If anaerobic digestion was rolled out to process the unavoidable wastes currently left to emit methane into the atmosphere, it could deliver a 6% reduction in total UK GHG emissions; and, as a ready to use technology, it could do this by 2030. That’s 30% of the carbon savings required to meet the UK’s 2030 target set out in the 5th Carbon Budget. This would directly create 30,000 green jobs across the UK, including in deprived and rural areas. Given its presidency of the next UN climate talks, COP26, the UK is under increasing international and national pressure to show greater leadership in the just transition to a green economy.

It is clear that AD has an important role to play in responding to the climate emergency, at the global, national and local level.

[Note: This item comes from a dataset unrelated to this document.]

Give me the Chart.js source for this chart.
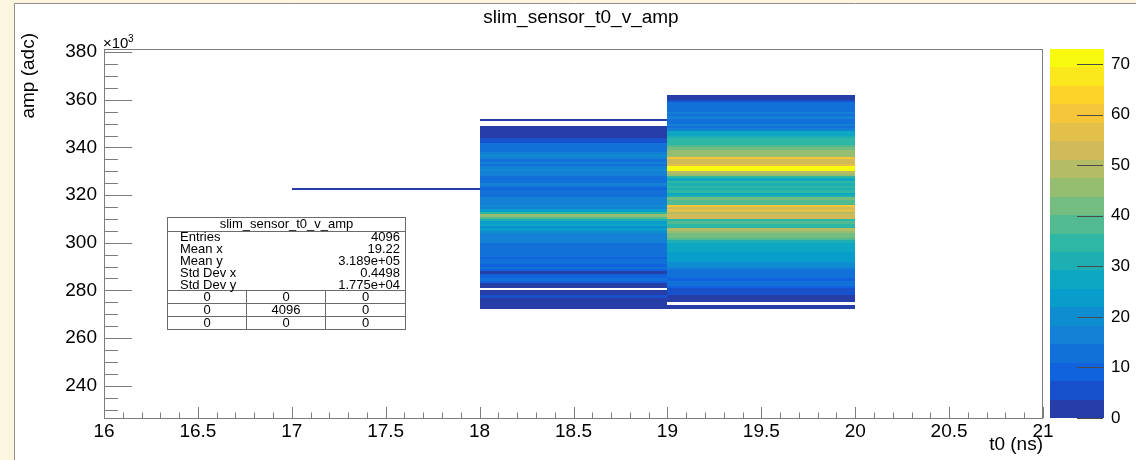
<!DOCTYPE html>
<html>
<head>
<meta charset="utf-8">
<script src="https://cdn.jsdelivr.net/npm/chart.js@4/dist/chart.umd.min.js"></script>
<style>
  html, body { margin: 0; padding: 0; background: #fdf6df; }
  canvas { display: block; }
</style>
</head>
<body>
<canvas id="c" width="1136" height="460"></canvas>
<script>
// ---- histogram content -------------------------------------------------
const histTitle = 'slim_sensor_t0_v_amp';
const xTitle = 't0 (ns)';
const yTitle = 'amp (adc)';

const xRange = [16, 21];                 // t0 (ns)
const yRange = [226.45, 381.3];          // amp, x10^3 adc
const xTickValues = [16, 16.5, 17, 17.5, 18, 18.5, 19, 19.5, 20, 20.5, 21];
const yTickValues = [240, 260, 280, 300, 320, 340, 360, 380];   // x10^3 adc
const zTickValues = [0, 10, 20, 30, 40, 50, 60, 70];

// t0 bins (1 ns wide) that hold entries, and the amp row each column starts at
const t0Edges = [17, 18, 19, 20];
const ampRowWidth = 1;                   // x10^3 adc per row
const ampStart = [322, 272, 272];        // x10^3 adc

const counts_t17 = [1];
const counts_t18 = [
  2, 2, 3, 2, 3, 6, 2, 3, 0, 3, 2,                 // 272-282
  10, 11, 9, 10, 3, 10, 11, 9, 12, 11, 10,          // 283-293
  13, 14, 12, 14, 13, 14, 16, 15, 18, 16,           // 294-303
  21, 23, 20, 26, 24, 30, 39, 45, 36, 24,           // 304-313
  18, 19, 16, 17, 15, 12, 11, 13, 10, 14,           // 314-323
  15, 13, 14, 12, 18, 17, 19, 16, 14, 16,           // 324-333
  13, 15, 20, 18, 12, 13, 14, 11, 7, 5,             // 334-343
  3, 2, 2, 3, 2, 0, 0, 2                            // 344-351
];
const counts_t19 = [
  3, 2, 0, 3, 2, 3, 5, 4, 6,                        // 272-280
  9, 11, 12, 10, 12, 13, 11, 14, 17, 20,            // 281-290
  19, 23, 22, 25, 24, 27, 26, 29, 27, 31,           // 291-300
  40, 43, 41, 44, 50, 36, 33, 38, 35, 52,           // 301-310
  54, 51, 55, 53, 61, 40, 37, 42, 31, 28,           // 311-320
  33, 30, 34, 31, 33, 29, 35, 46, 49, 71,           // 321-330
  73, 55, 52, 54, 62, 47, 44, 46, 43, 38,           // 331-340
  35, 36, 33, 30, 28, 26, 16, 14, 15, 12,           // 341-350
  14, 17, 13, 15, 12, 14, 11, 12, 4, 3, 3           // 351-361
];
const columns = [counts_t17, counts_t18, counts_t19];

// statistics box
const statsLabels = ['Entries', 'Mean x', 'Mean y', 'Std Dev x', 'Std Dev y'];
const statsValues = ['4096', '19.22', '3.189e+05', '0.4498', '1.775e+04'];
const statsGrid = [[0, 0, 0], [0, 4096, 0], [0, 0, 0]];

// ---- colour palette (kBird) -------------------------------------------
const birdStops = [0, 0.125, 0.25, 0.375, 0.5, 0.625, 0.75, 0.875, 1];
const birdR = [0.2082, 0.0592, 0.0780, 0.0232, 0.1802, 0.5301, 0.8186, 0.9956, 0.9764];
const birdG = [0.1664, 0.3599, 0.5041, 0.6419, 0.7178, 0.7492, 0.7328, 0.7862, 0.9832];
const birdB = [0.5293, 0.8684, 0.8385, 0.7914, 0.6425, 0.4662, 0.3499, 0.1968, 0.0539];
const nLevels = 20;
const zMax = Math.max(...columns.flat());

function birdColor(t) {
  let s = 1;
  while (s < birdStops.length - 1 && t > birdStops[s]) s++;
  const f = (t - birdStops[s - 1]) / (birdStops[s] - birdStops[s - 1]);
  const mix = (a) => Math.round(255 * (a[s - 1] + f * (a[s] - a[s - 1])));
  return `rgb(${mix(birdR)},${mix(birdG)},${mix(birdB)})`;
}
function levelColor(level) {
  const idx = Math.min(254, Math.floor((level + 0.99) * 255 / nLevels));
  return birdColor(idx / 254);
}
function countColor(n) {
  return levelColor(Math.min(nLevels - 1, Math.floor(n / zMax * nLevels)));
}

const FONT = '"Liberation Sans", Arial, Helvetica, sans-serif';
const axisGrey = '#7c7c7c';

// ---- drawing helpers ---------------------------------------------------
const panelPlugin = {
  id: 'panel',
  beforeDraw(chart) {
    const ctx = chart.ctx;
    ctx.save();
    ctx.fillStyle = '#fdf6df';
    ctx.fillRect(0, 0, chart.width, chart.height);
    ctx.fillStyle = '#ffffff';
    ctx.fillRect(14, 3, chart.width - 14, chart.height - 3);
    ctx.strokeStyle = '#8e8e8e';
    ctx.lineWidth = 1;
    ctx.beginPath();
    ctx.moveTo(14.5, chart.height);
    ctx.lineTo(14.5, 3.5);
    ctx.lineTo(chart.width, 3.5);
    ctx.stroke();
    ctx.restore();
  }
};

const heatmapPlugin = {
  id: 'heatmap',
  beforeDatasetsDraw(chart) {
    const { ctx, scales: { x, y } } = chart;
    ctx.save();
    columns.forEach((counts, c) => {
      const xl = Math.round(x.getPixelForValue(t0Edges[c]));
      const xr = Math.round(x.getPixelForValue(t0Edges[c + 1]));
      counts.forEach((n, i) => {
        if (n <= 0) return;
        const lo = ampStart[c] + i * ampRowWidth;
        const yb = Math.round(y.getPixelForValue(lo * 1000));
        const yt = Math.round(y.getPixelForValue((lo + ampRowWidth) * 1000));
        ctx.fillStyle = countColor(n);
        ctx.fillRect(xl, yt, xr - xl, yb - yt);
      });
    });
    ctx.restore();
  }
};

const decorPlugin = {
  id: 'decor',
  afterDraw(chart) {
    const { ctx, chartArea: a, scales: { x, y, z } } = chart;
    ctx.save();
    ctx.lineWidth = 1;

    // frame
    ctx.strokeStyle = axisGrey;
    ctx.strokeRect(a.left + 0.5, a.top + 0.5, a.right - a.left - 1, a.bottom - a.top);

    // x ticks (major 0.5, minor 0.1)
    ctx.beginPath();
    for (let k = Math.ceil(xRange[0] * 10); k <= xRange[1] * 10; k++) {
      const px = Math.round(x.getPixelForValue(k / 10)) + 0.5;
      const len = (k % 5 === 0) ? 11 : 5.5;
      ctx.moveTo(px, a.bottom);
      ctx.lineTo(px, a.bottom - len);
    }
    // y ticks (major 20, minor 5, x10^3)
    for (let k = Math.ceil(yRange[0] / 5); k * 5 <= yRange[1]; k++) {
      const py = Math.round(y.getPixelForValue(k * 5000)) + 0.5;
      const len = (k % 4 === 0) ? 28 : 14;
      ctx.moveTo(a.left, py);
      ctx.lineTo(a.left + len, py);
    }
    ctx.stroke();

    // colour palette
    const pl = a.right + 7, pr = a.right + 61;
    for (let i = 0; i < nLevels; i++) {
      const yb = Math.round(z.getPixelForValue(i * zMax / nLevels));
      const yt = Math.round(z.getPixelForValue((i + 1) * zMax / nLevels));
      ctx.fillStyle = levelColor(i);
      ctx.fillRect(pl, yt, pr - pl, yb - yt);
    }
    ctx.strokeStyle = '#4a4a4a';
    ctx.beginPath();
    zTickValues.forEach(v => {
      const py = Math.round(z.getPixelForValue(v)) + 0.5;
      ctx.moveTo(pr - 27, py);
      ctx.lineTo(pr - 1, py);
    });
    ctx.stroke();

    // titles
    ctx.fillStyle = '#000';
    ctx.font = `19px ${FONT}`;
    ctx.textAlign = 'center';
    ctx.textBaseline = 'alphabetic';
    ctx.fillText(histTitle, 581, 23);

    ctx.textAlign = 'right';
    ctx.fillText(xTitle, a.right, 450);

    ctx.save();
    ctx.translate(34, 33);
    ctx.rotate(-Math.PI / 2);
    ctx.textAlign = 'right';
    ctx.fillText(yTitle, 0, 0);
    ctx.restore();

    // x10^3 multiplier
    ctx.textAlign = 'left';
    ctx.font = `15px ${FONT}`;
    ctx.fillText('\u00d710', a.left - 1, 48);
    ctx.font = `10px ${FONT}`;
    ctx.fillText('3', a.left + 24, 42);

    // statistics box
    const bx0 = 167.5, bx1 = 405.5, by0 = 217.5, by1 = 329.5;
    const colX = [246.5, 325.5];
    ctx.fillStyle = '#fff';
    ctx.fillRect(bx0, by0, bx1 - bx0, by1 - by0);
    ctx.strokeStyle = '#6a6a6a';
    ctx.strokeRect(bx0, by0, bx1 - bx0, by1 - by0);
    ctx.beginPath();
    ctx.moveTo(bx0, 231.5); ctx.lineTo(bx1, 231.5);
    ctx.moveTo(bx0, 290.5); ctx.lineTo(bx1, 290.5);
    ctx.moveTo(bx0, 303.5); ctx.lineTo(bx1, 303.5);
    ctx.moveTo(bx0, 316.5); ctx.lineTo(bx1, 316.5);
    colX.forEach(cx => { ctx.moveTo(cx, 290.5); ctx.lineTo(cx, by1); });
    ctx.stroke();

    ctx.fillStyle = '#000';
    ctx.font = `13px ${FONT}`;
    ctx.textBaseline = 'middle';
    ctx.textAlign = 'center';
    ctx.fillText(histTitle, (bx0 + bx1) / 2, 224.5);
    statsLabels.forEach((lab, i) => {
      const cy = 237.5 + i * 12;
      ctx.textAlign = 'left';
      ctx.fillText(lab, 180, cy);
      ctx.textAlign = 'right';
      ctx.fillText(statsValues[i], 400, cy);
    });
    ctx.textAlign = 'center';
    const cellCx = [(bx0 + colX[0]) / 2, (colX[0] + colX[1]) / 2, (colX[1] + bx1) / 2];
    statsGrid.forEach((row, r) => {
      row.forEach((v, c) => ctx.fillText(String(v), cellCx[c], 297.5 + r * 13));
    });

    ctx.restore();
  }
};

// axis boxes keep a fixed size and ask for no extra room around the plot
function fixBox(size, horizontal) {
  return s => {
    if (horizontal) s.height = size; else s.width = size;
    s.paddingTop = 0; s.paddingBottom = 0; s.paddingLeft = 0; s.paddingRight = 0;
  };
}
const noGrid = { display: false, drawTicks: false, tickLength: 0 };

// ---- chart -------------------------------------------------------------
new Chart(document.getElementById('c'), {
  type: 'scatter',
  data: { datasets: [] },
  options: {
    responsive: false,
    animation: false,
    devicePixelRatio: 1,
    layout: { padding: { top: 49, left: 0, right: 0, bottom: 0 } },
    plugins: { legend: { display: false }, tooltip: { enabled: false }, title: { display: false } },
    scales: {
      x: {
        type: 'linear', position: 'bottom', min: xRange[0], max: xRange[1],
        grid: noGrid, border: { display: false },
        afterBuildTicks: s => { s.ticks = xTickValues.map(v => ({ value: v })); },
        afterFit: fixBox(42, true),
        ticks: { autoSkip: false, maxRotation: 0, padding: 2, color: '#000',
                 font: { family: FONT, size: 19 }, callback: v => String(v) }
      },
      y: {
        type: 'linear', position: 'left', min: yRange[0] * 1000, max: yRange[1] * 1000,
        grid: noGrid, border: { display: false },
        afterBuildTicks: s => { s.ticks = yTickValues.map(v => ({ value: v * 1000 })); },
        afterFit: fixBox(104, false),
        ticks: { autoSkip: false, padding: 7, color: '#000',
                 font: { family: FONT, size: 19 }, callback: v => String(v / 1000) }
      },
      z: {
        type: 'linear', position: 'right', min: 0, max: zMax,
        grid: noGrid, border: { display: false },
        afterBuildTicks: s => { s.ticks = zTickValues.map(v => ({ value: v })); },
        afterFit: fixBox(93, false),
        ticks: { autoSkip: false, padding: 68, color: '#000',
                 font: { family: FONT, size: 17 }, callback: v => String(v) }
      }
    }
  },
  plugins: [panelPlugin, heatmapPlugin, decorPlugin]
});
</script>
</body>
</html>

With many local authorities developing plans to underpin their climate emergency declaration, it is critical that a joined up approach is taken, recognising the interplay between different areas of responsibility – namely waste management and the climate emergency. Decisions taken at the local level around waste management must be considered through the climate emergency lens, and AD must be utisilised to prevent methane emissions from organic wastes, while also generating valuable renewable energy (to displace fossil) and renewable biofertiliser or other bioresources. Not only does this cut emissions but it also creates a vibrant green, circular economy, providing local energy security, local food security and local jobs.

Credit: Lower Park Farm Co-op

At the World Biogas Summit in 2019, Niclas Svenningsen, Manager, Global Climate Action at UN Climate Change, gave this stark overview of the climate emergency and highlighted the value of biogas technology in the mix. ADBA and the World Biogas Association co-host the annual Summit.

“There is a tremendous potential for biogas to be a significant building block in the climate and energy plans for the UK, EU and the world,” Svenningsen said. “The largest single emission source is by far energy production. Some 70% of global GHG [greenhouse gas] emissions are directly caused by energy generation, and most of that is by burning fossil fuel.”

In his speech, Svenningsen reiterated the words of UN Secretary-General António Guterres that “the Paris Agreement and investments in fossil fuels are incompatible.”

Deep-rooted and systematic change is necessary. Both private and public sectors must start divesting from systems which depend on carbon-intensive technologies and re-investing in sustainable ones – developing the green economy – yet well-designed policy is required to drive this transition. There is not time to allow fossil industries to transition at their own convenience.